The Nets barely survived their first round series against the upstart Raptors, who unleashed a rabid fan base that has been waiting years for a good team. Brooklyn could have very, very easily lost the series, and not just because Game 7 came down to the final shot. Toronto’s DeMar DeRozan came out of the gate with deer in the headlights syndrome, and Joe Johnson had to put together his best series in half a decade to carry the team into the 2nd round.
Now they will have to face the defending champs in a matchup that probably looks better for them on paper than it does in reality. The Heat lost all four of their regular season matchups against the Nets, but the postseason will be a different matter. Dwyane Wade has almost certainly enjoyed the extra week of rest since sweeping Charlotte, and LeBron James is still LeBron James.
On the other side, Johnson won’t have the same kind of advantages over Wade that he had over DeRozan, and Kevin Garnett has looked pretty stiff since he has returned from injury. He can’t exactly be counted on to anchor the defense while also having to deal with Chris Bosh, with his new-found love of threes pulling KG away from the rim.
Brooklyn has re-invented itself as an extreme spread team, breathing new life into vets Johnson and Paul Pierce by sliding them down into the forward spots and allowing their shooting, superior passing, and speed advantages to open the floor for Deron Williams and the other guards. The problem with that strategy in this series is that Miami can easily match it.
It’s time for Erik Spoelstra to employ the now-familiar tactic of playing two small forwards with Bosh at center. That will allow James to match up with either Johnson or Pierce and Bosh to handle Garnett. Shane Battier or James Jones can deal with the other forward, while Wade will be free to float off of weak shooter Shaun Livingston to clog up the passing lanes. No one on the Heat can pound the ball inside enough to warrant a scheme change from Jason Kidd, so the Heat might as well match up positionally and use their superior talent to overwhelm the Nets.
Brooklyn does have a couple of bullets left in the barrel. They can attempt to fire up the offense by starting Marcus Thornton if Miami’s manic trapping starts creating too much havoc with Livingston on the floor, although that would come at the cost of potentially huge holes in the defense. The other – and better – option that Kidd should explore is increasing the playing time of Andrei Kirilenko. He played sparingly in the Toronto series and didn’t exactly light the world on fire, but he is the type of rangy defender that could disrupt a member or two of Miami’s big three.
If Brooklyn does roll with more AK47, they’ll have a few options. His natural small forward is an unlikely fit on this team, so the logical choice would be to slot him in as a 4. He could even replace Livingston in the starting lineup, adding even more perimeter size to the team to deal with Miami’s Hall of Fame wings.
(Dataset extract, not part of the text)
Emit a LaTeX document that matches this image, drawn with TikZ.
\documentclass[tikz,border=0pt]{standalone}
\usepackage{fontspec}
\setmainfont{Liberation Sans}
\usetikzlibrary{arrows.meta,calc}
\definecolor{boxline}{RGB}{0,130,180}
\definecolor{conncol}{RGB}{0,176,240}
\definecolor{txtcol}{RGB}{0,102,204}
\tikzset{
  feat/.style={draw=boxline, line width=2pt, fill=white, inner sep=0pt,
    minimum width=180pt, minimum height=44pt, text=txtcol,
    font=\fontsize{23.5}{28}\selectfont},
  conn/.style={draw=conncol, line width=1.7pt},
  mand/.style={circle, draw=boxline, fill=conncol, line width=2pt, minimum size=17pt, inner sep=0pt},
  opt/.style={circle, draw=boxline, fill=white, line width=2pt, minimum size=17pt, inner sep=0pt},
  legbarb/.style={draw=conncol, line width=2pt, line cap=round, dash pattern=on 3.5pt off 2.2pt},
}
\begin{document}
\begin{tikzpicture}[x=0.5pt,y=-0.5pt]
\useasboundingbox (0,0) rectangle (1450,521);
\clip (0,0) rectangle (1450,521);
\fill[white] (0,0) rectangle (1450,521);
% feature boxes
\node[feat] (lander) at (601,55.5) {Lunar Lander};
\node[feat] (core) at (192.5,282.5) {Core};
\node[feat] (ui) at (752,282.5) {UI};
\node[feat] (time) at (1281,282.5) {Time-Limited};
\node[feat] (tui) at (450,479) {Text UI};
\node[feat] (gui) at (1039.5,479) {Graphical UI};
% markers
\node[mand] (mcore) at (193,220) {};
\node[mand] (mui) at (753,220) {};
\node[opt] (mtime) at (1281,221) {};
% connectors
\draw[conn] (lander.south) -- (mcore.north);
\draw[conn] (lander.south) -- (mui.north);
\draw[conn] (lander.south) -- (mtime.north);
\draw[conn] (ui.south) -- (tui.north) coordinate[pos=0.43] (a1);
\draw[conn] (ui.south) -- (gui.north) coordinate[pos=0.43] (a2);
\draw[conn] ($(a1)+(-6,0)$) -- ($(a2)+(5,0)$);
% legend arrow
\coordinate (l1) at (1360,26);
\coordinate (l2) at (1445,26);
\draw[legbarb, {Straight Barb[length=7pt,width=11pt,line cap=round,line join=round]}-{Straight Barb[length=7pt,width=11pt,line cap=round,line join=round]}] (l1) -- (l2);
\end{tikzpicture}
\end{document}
However, a more interesting twist would be to play Kirilenko at center. He can handle Bosh defensively in head-to-head matchups, and the Nets could switch everything if they wanted to without sacrificing too much size. They are surprisingly reluctant to switch even with their current lineups featuring a bunch of wings who are roughly the same size, but as the Heat start to decode the fairly simple Brooklyn defense Kidd will need to add new wrinkles.
On offense, a five-out system would be the ultimate drive and kick setup. Williams, Johnson, and Pierce could all benefit from the extra space, and Kirilenko is a very good passer in his own right.
Regardless of what strategies he uses, Kidd will need to constantly adjust to keep his team in the series, and the talent and athleticism deficit make this a tough mountain to climb for the Nets. Barring a throwback series from KG or a huge spike in Brooklyn’s made threes, the Heat will find their way into the Eastern Finals for the 4th straight season.